On Tuesday night, the Yankees turned to relievers David Robertson and Chasen Shreve to record the final six outs in a 7-2 victory over the Blue Jays. Robertson and Shreve did it in the way modern-day relievers know how: the strikeout. The duo struck out three batters in two innings.
Shreve is posting a career-high 12.36 strikeouts per nine innings, which falls in the top 25 among MLB relievers with more than 10 innings pitched. Robertson has a K/9 of 11.06.
Yet, both Shreve’s and Robertson’s strikeout figures are dwarfed by the mammoth duo of Aroldis Chapman and Dellin Betances, who place second and third in the category, respectively. Then add Chad Green, who strikes out 11.57 batters per nine; and Adam Warren, who has struck out 12 batters in 9.2 innings this season.
Add it all up, and Yankees relievers are posting the highest K/9 rate of any bullpen … ever.
It’s not surprising that, in 2018, a bullpen is on pace to break a strikeout record. Prior to the 2010 season, almost no bullpens struck out more than 10 batters per nine innings. This season, the Yankees (12.13), Brewers (10.41), Astros (10.41) and Mariners (10.38) bullpens are all striking batters out above that clip. Four relieving corps achieved a K/9 of above 10 in 2017 as well.
But this isn’t to discredit the Yankees’ feat. A K/9 of 12.13 is still more than one batter per nine better than any past bullpen’s strikeout rate. The Yankees led baseball with a K/9 ratio of 10.92 in 2017 and 10.15 in 2016.
To better put the ratio in perspective, I’ll convert the stat into three-inning increments, a more feasible measure of a bullpen’s game-by-game performance.
K/3 | K/9 | |
---|---|---|
2018 Yankees | 4.04 | 12.13 |
2018 Brewers | 3.47 | 10.41 |
2018 Astros | 3.47 | 10.41 |
2018 Mariners | 3.46 | 10.38 |
2017 Yankees | 3.64 | 10.92 |
The Brewers can thank the incredible Josh Hader, who is striking out more than two batters per inning (Seriously, Hader has an 18.09 K/9 … Chapman is at 16.42, and Betances’ is 15.48), for their stellar ranking. The Mariners have Edwin Diaz, who comes in fourth with a 14.78 K/9. The Astros don’t have anyone who jumps off the page, but their bullpen generally strikes out a ton of batters.
Value of the strikeout
The relief crews for New York, Milwaukee, Houston and Seattle pretty universally top the 2018 statistical leaderboards, and a closer look at these four bullpens shows just how valuable the strikeout is for the Yankees.
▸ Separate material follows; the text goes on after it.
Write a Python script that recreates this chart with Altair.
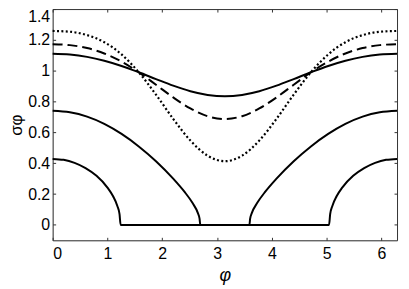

If you isolate the strikeout, the Brewers, Astros and Mariners bullpens look better than the Yankees. The other units walk fewer batters, give up fewer home runs and leave more runners on base. And of the contact they induce, Brewers, Astros, and Mariners relievers generate more groundballs than Yankees relievers do.
BB/9 | HR/9 | LOB% | GB% | |
---|---|---|---|---|
Yankees | 3.74 | 0.95 | 73% | 39.8% |
Brewers | 3.4 | 0.91 | 81.4% | 49% |
Astros | 2.33 | 0.87 | 78.2% | 42.7% |
Mariners | 3 | 0.83 | 74.5% | 40% |
In those categories, however, the Yankees aren’t just fighting against the other best three bullpens in baseball. They’re in the middle of the pack, at best. New York ranks 19th in BB/9, 15th in HR/9, 19th in LOB% and 26th in GB%.
Contrarily, the Yankees bullpen ranks first in Wins Above Replacement (WAR), at 3.6. And this speaks to the historical strikeout rate its relievers are producing. A handful of measurables suggests that the Yankees’ bullpen is average. But a strikeout rate of more than one batter per inning higher than any other bullpen in history can soundly mask that handful. If Yankees relievers continue to strikeout batters at this wild clip, expect the ‘pen to continue superseding its mediocre non-K stats.